Judicial building in Canterbury, England

Canterbury Law Courts, also known as Canterbury Combined Court Centre, is a Crown Court venue, which deals with criminal cases, as well as a County Court venue, which deals with civil cases, in Chaucer Road, Canterbury, England.

==History==
Historically, the quarter sessions in Canterbury had been held in the Guildhall, and it was not until 1971 that a dedicated magistrates' court complex was established in Broad Street for criminal trials. However, as the number of court cases in Canterbury grew, it became necessary to commission additional courthouse facilities to accommodate the crown court and the county court. The site selected by the Lord Chancellor's Department, on the south side of Chaucer Road, had been occupied by a military hospital, which had been re-purposed as military accommodation known as "Chaucer Barracks" by the time of the Second World War. The proposed courthouse formed part of a broader plan by Canterbury City Council to regenerate the former military site by establishing public offices there.

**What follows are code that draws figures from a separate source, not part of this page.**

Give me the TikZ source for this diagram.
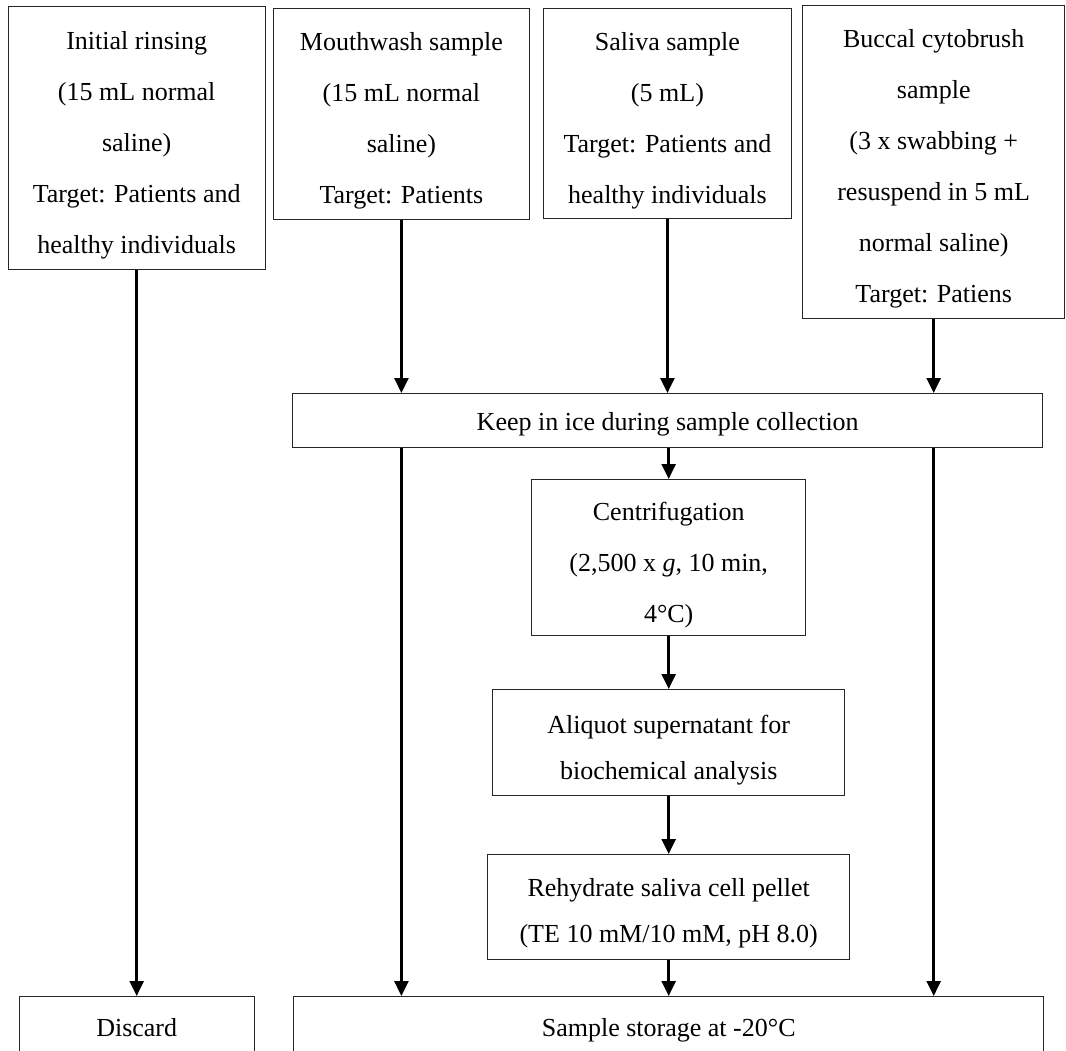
\documentclass[tikz,border=0pt]{standalone}
\usepackage{fontspec}
\setmainfont{Liberation Serif}
\usetikzlibrary{arrows.meta}
\begin{document}
\begin{tikzpicture}[x=1pt,y=-1pt,
  box/.style={draw=black!85, line width=1.4pt, anchor=north west, inner sep=0pt},
  toptext/.style={align=center, inner sep=0pt, yshift=-7pt, font=\fontsize{26}{51}\selectfont},
  lowtext/.style={align=center, inner sep=0pt, yshift=-6.5pt, font=\fontsize{26}{46}\selectfont},
  arr/.style={line width=2.6pt, -{Triangle[length=15pt,width=14pt]}}]
\useasboundingbox (0,0) rectangle (1066,1050);
\clip (0,0) rectangle (1066,1050);
\node[box, minimum width=257, minimum height=263,
  label={[toptext]center:{Initial rinsing\\(15 mL normal\\saline)\\Target: Patients and\\healthy individuals}}] (init) at (7.5,6) {};
\node[box, minimum width=256, minimum height=211,
  label={[toptext]center:{Mouthwash sample\\(15 mL normal\\saline)\\Target: Patients}}] (mouth) at (272.7,7.6) {};
\node[box, minimum width=247.5, minimum height=210.5,
  label={[toptext]center:{Saliva sample\\(5 mL)\\Target: Patients and\\healthy individuals}}] (saliva) at (543,7.5) {};
\node[box, minimum width=262, minimum height=313,
  label={[toptext]center:{Buccal cytobrush\\sample\\(3 x swabbing +\\resuspend in 5 mL\\normal saline)\\Target: Patiens}}] (buccal) at (802,5) {};
\node[box, minimum width=750, minimum height=54,
  label={[lowtext, yshift=3pt]center:{Keep in ice during sample collection}}] (keep) at (292,393) {};
\node[box, minimum width=274, minimum height=156,
  label={[toptext]center:{Centrifugation\\(2,500 x \textit{g}, 10 min,\\4°C)}}] (centrif) at (531,479) {};
\node[box, minimum width=352, minimum height=106,
  label={[lowtext, yshift=-1pt]center:{Aliquot supernatant for\\biochemical analysis}}] (aliquot) at (492,689) {};
\node[box, minimum width=362, minimum height=105,
  label={[lowtext]center:{Rehydrate saliva cell pellet\\(TE 10 mM/10 mM, pH 8.0)}}] (rehyd) at (487,854) {};
\node[box, minimum width=235, minimum height=62,
  label={[lowtext, yshift=6.5pt]center:{Discard}}] (discard) at (18.5,996) {};
\node[box, minimum width=750, minimum height=62,
  label={[lowtext, yshift=3.5pt]center:{Sample storage at -20°C}}] (storage) at (293,996) {};
\draw[arr] (init.south) -- (discard.north);
\draw[arr] (mouth.south) -- (mouth.south |- keep.north);
\draw[arr] (saliva.south) -- (saliva.south |- keep.north);
\draw[arr] (buccal.south) -- (buccal.south |- keep.north);
\draw[arr] (keep.south -| centrif.north) -- (centrif.north);
\draw[arr] (centrif.south) -- (aliquot.north);
\draw[arr] (aliquot.south) -- (rehyd.north);
\draw[arr] (rehyd.south) -- (storage.north);
\draw[arr] (keep.south -| mouth.south) -- (storage.north -| mouth.south);
\draw[arr] (keep.south -| buccal.south) -- (storage.north -| buccal.south);
\end{tikzpicture}
\end{document}
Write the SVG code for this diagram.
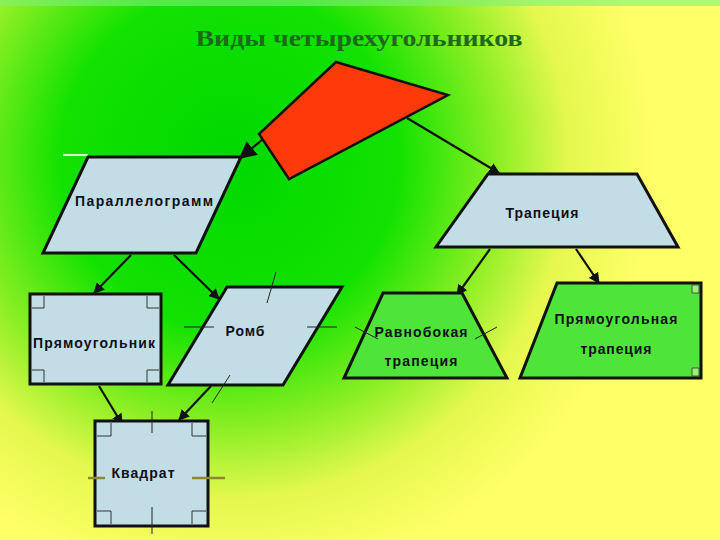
<svg xmlns="http://www.w3.org/2000/svg" width="720" height="540" viewBox="0 0 720 540">
  <defs>
    <radialGradient id="bg" cx="230" cy="160" r="470" gradientUnits="userSpaceOnUse">
      <stop offset="0" stop-color="#00d800"/>
      <stop offset="0.36" stop-color="#12e200"/>
      <stop offset="0.56" stop-color="#86ee22"/>
      <stop offset="0.72" stop-color="#e4f84e"/>
      <stop offset="0.9" stop-color="#ffff66"/>
    </radialGradient>
    <marker id="arr" viewBox="0 0 10 10" refX="9" refY="5" markerWidth="5" markerHeight="5" orient="auto" markerUnits="strokeWidth">
      <path d="M0,0 L10,5 L0,10 z" fill="#111"/>
    </marker>
    <marker id="arrT" viewBox="0 0 10 10" refX="9" refY="5" markerWidth="8" markerHeight="8" orient="auto" markerUnits="strokeWidth">
      <path d="M0,0 L10,5 L0,10 z" fill="#111"/>
    </marker>
  </defs>
  <style>
    .blue { fill: #c3dde6; stroke: #111; stroke-width: 3; }
    .green { fill: #4fe43a; stroke: #111; stroke-width: 3; }
    .corner { fill: none; stroke: #333; stroke-width: 1; }
    .tick { stroke: #222; stroke-width: 1; }
    .olive { stroke: #8c8a30; stroke-width: 2.5; }
    .lbl { font-family: "Liberation Sans", Arial, sans-serif; font-weight: bold; font-size: 14px; fill: #101018; text-anchor: middle; }
    .con { stroke: #111; stroke-width: 2.2; fill: none; }
  </style>
  <rect width="720" height="540" fill="url(#bg)"/>
  <rect width="720" height="6" fill="#7ef07a" opacity="0.6"/>
  <text x="359" y="46" font-family="'Liberation Serif', 'Times New Roman', serif" font-weight="bold" font-size="23" fill="#1d6a1d" text-anchor="middle" textLength="327" lengthAdjust="spacingAndGlyphs">Виды четырехугольников</text>

  <g id="connectors">
    <line class="con" x1="262" y1="140" x2="240" y2="158" stroke-width="1.5" marker-end="url(#arrT)"/>
    <line class="con" x1="407" y1="118" x2="499" y2="173" stroke-width="3" marker-end="url(#arr)"/>
    <line class="con" x1="131" y1="255" x2="94" y2="293" marker-end="url(#arr)"/>
    <line class="con" x1="174" y1="255" x2="219" y2="299" marker-end="url(#arr)"/>
    <line class="con" x1="99" y1="386" x2="122" y2="424" marker-end="url(#arr)"/>
    <line class="con" x1="211" y1="386" x2="179" y2="420" marker-end="url(#arr)"/>
    <line class="con" x1="490" y1="249" x2="457" y2="295" marker-end="url(#arr)"/>
    <line class="con" x1="576" y1="249" x2="599" y2="283" marker-end="url(#arr)"/>
  </g>

  <g id="quad">
    <polygon points="336,62 448,95 289,179 259,134" fill="#ff3a0a" stroke="#111" stroke-width="2.5"/>
  </g>

  <g id="parallelogram">
    <line x1="63" y1="155" x2="88" y2="155" stroke="#d8f5c8" stroke-width="2"/>
    <polygon class="blue" points="88,157 241,157 196,253 43,253"/>
    <text class="lbl" x="144" y="206" textLength="138" lengthAdjust="spacing">Параллелограмм</text>
  </g>

  <g id="trapezoid">
    <polygon class="blue" points="488,174 637,174 678,247 436,247"/>
    <text class="lbl" x="542" y="218" textLength="73" lengthAdjust="spacing">Трапеция</text>
  </g>

  <g id="rectangle">
    <rect class="blue" x="30" y="294" width="131" height="90"/>
    <path class="corner" d="M32,308 H44 V296 M159,308 H147 V296 M32,370 H44 V382 M159,370 H147 V382"/>
    <text class="lbl" x="94" y="348" textLength="122" lengthAdjust="spacing">Прямоугольник</text>
  </g>

  <g id="rhombus">
    <polygon class="blue" points="227,287 342,287 283,385 168,385"/>
    <line class="tick" x1="276" y1="272" x2="267" y2="303"/>
    <line class="tick" x1="230" y1="375" x2="212" y2="403"/>
    <line class="tick" x1="184" y1="327" x2="214" y2="327"/>
    <line class="tick" x1="307" y1="327" x2="337" y2="327"/>
    <text class="lbl" x="245" y="336" textLength="39" lengthAdjust="spacing">Ромб</text>
  </g>

  <g id="isosceles">
    <polygon class="green" points="383,293 462,293 507,378 344,378"/>
    <line class="tick" x1="355" y1="327" x2="378" y2="339"/>
    <line class="tick" x1="475" y1="339" x2="497" y2="327"/>
    <text class="lbl" x="421" y="337" textLength="93" lengthAdjust="spacing">Равнобокая</text>
    <text class="lbl" x="421" y="366" textLength="73" lengthAdjust="spacing">трапеция</text>
  </g>

  <g id="right-trapezoid">
    <polygon class="green" points="557,283 701,283 701,378 520,378"/>
    <path d="M692,285 H699 V293 H692 Z M692,368 H699 V376 H692 Z" fill="#9af07a" stroke="#333" stroke-width="0.8"/>
    <text class="lbl" x="616" y="324" textLength="123" lengthAdjust="spacing">Прямоугольная</text>
    <text class="lbl" x="616" y="354" textLength="71" lengthAdjust="spacing">трапеция</text>
  </g>

  <g id="square">
    <rect class="blue" x="95" y="421" width="113" height="105"/>
    <path class="corner" d="M97,436 H111 V423 M206,436 H192 V423 M97,511 H111 V524 M206,511 H192 V524"/>
    <line class="tick" x1="152" y1="411" x2="152" y2="433"/>
    <line class="tick" x1="152" y1="507" x2="152" y2="534"/>
    <line class="olive" x1="88" y1="478" x2="105" y2="478"/>
    <line class="olive" x1="192" y1="478" x2="225" y2="478"/>
    <text class="lbl" x="143" y="478" textLength="63" lengthAdjust="spacing">Квадрат</text>
  </g>
</svg>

The new building was designed by the Property Services Agency in a postmodern style, built in grey flint brick and was officially opened by the Duke of Kent in July 1995. The design involved a symmetrical main frontage of five bays facing onto Chaucer Road. The central section of three bays, which was projected forward, featured a small gabled porch leading to a full height glass atrium. There was a Royal coat of arms fixed to the glass at first floor level. The central bay was flanked by a pair of square columns supporting a wooden canopy, which was projected forward. The outer bays of the central section, which were gabled, were fenestrated by pairs of casement windows on the ground floor and by oriel windows on the first floor. Internally, the building was laid out to accommodate ten courtrooms.

Notable cases have included the trial and conviction of Callum Wheeler, in July 2022, for the murder of the police community support officer, Julia James.